Ah, but the floors. The floors. Like flotsam and jetsam washed up by the tides, my floors are a beachcombing delight of dog effluvia, much of it blissfully unidentifiable, but reminiscent of oddities buried in the sand, potentially deadly to the unwary unshod foot. Tiny sharp shards of plastic yoghurt containers decorate one corner of the dining room. The puppy has extricated these most deliberately from the recycling bin and in licking the miniscule remains of sour dairy has, as my grandmother used to say, “Gotten the good out of it.” The pieces are nicely camouflaged by the Oriental rug and I do a little dance when I stomp upon them barefoot. I accompany myself with the appropriate vocals. It is not a pretty sound. She-who-made-the-mess raises her eyebrows. “That’s an ugly noise. And those are very bad words. So I like yoghurt. So what. You would never have noticed if it wasn’t for this cleaning thing.” I slip on a pair of tattered sneakers and gingerly take inventory of the floor litter. I am overwhelmed by the carnage.
I decide to enlist the gods of late night infomercials to aid me. Looks like fun sucking up Cheerios on TV with bright-colored plastic magic appliances. I could use a little fun. The puppy and I trek to The Big Box Store to stock up. I fill the Volvo with cleaning paraphernalia. And ice cream for the soul. Lots of ice cream.
The Shark. The Swiffer. The Wet Jet. All the tools of cleaning voodoo. All just purchased. All scheduled for a return trip to customer service tomorrow. The handle broke. The charger doesn’t work. Suction? What suction? Plastic to clean MY house? Not gonna happen this time around. Knowing I can’t afford the Oreck or that British cool swivel thing, I ultimately resort to my antique heavy steel Electrolux, an art deco model featured in museum exhibits of classic design and secreted in the hall closet awaiting --- what? A visit from The Smithsonian? Still sucks like a hungry vampire (if vampires consumed the remnants of dog toys) and for a workout, it can’t be bested by a gym full of Ab-crunchers, Thigh-slappers, and Butt-clenchers. The exhaust is more than a little odiferous, wafting traces of long-ago German Shepherd hair, but that suction is first rate. Bits of dog toy pelts, cotton stuffing, plastic teddy-bear eyes, mangled parts that defy description, a cornucopia of goodies --- all food for the Art Deco cylinder. I empty the cloth bag numerous times, but when you’re done, you’re done. Every floor surface is finally as clean as I deem necessary for a Mara-house. I am satisfied with my labors.
“Ruuuulllllph. Ruuuulllllph.” The sounds of puppy barf echo down the hall. “Ruuuulllllph.
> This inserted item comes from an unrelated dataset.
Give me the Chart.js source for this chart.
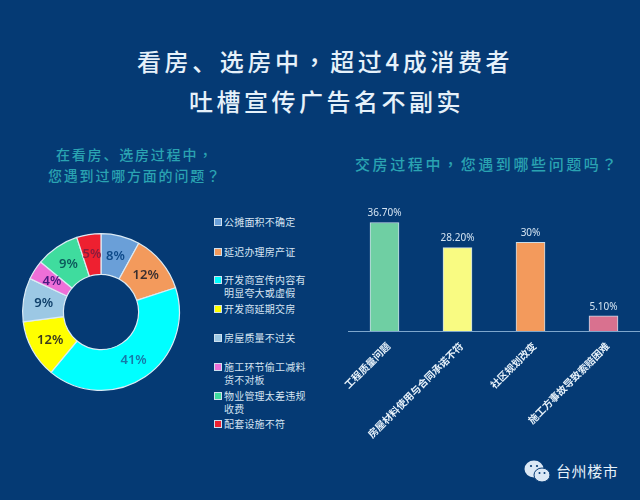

Oh, iccccckkkkkk.” Obviously the steel monster isn’t the only one sucking up floor stuff. I fling the door wide and the puppy bursts outside, spewing forth her own brand of vacuumed crap. Mother’s little helper heaves up a Jackson Pollock abstract onto the fresh snow. Very impressive. I’m not overly concerned for her health. Easy in. Easy out.
“There. That’s better.” She boasts as she swaggers back into the house as if throwing-up is part of our grand cleaning plan. Her logic escapes me once again. Did she really think she was vacuuming? At least the vomit is outdoors.
At the finale of the cleaning frenzy, after the rugs and floors are all presentable enough for an army of Marthas, after stepping outside in the pristine snow for the above-mentioned interlude, I realize I have somehow managed to step in dog excrement and have subsequently managed to track same throughout the house on the newly-cleaned carpets. And so, it begins. Once again.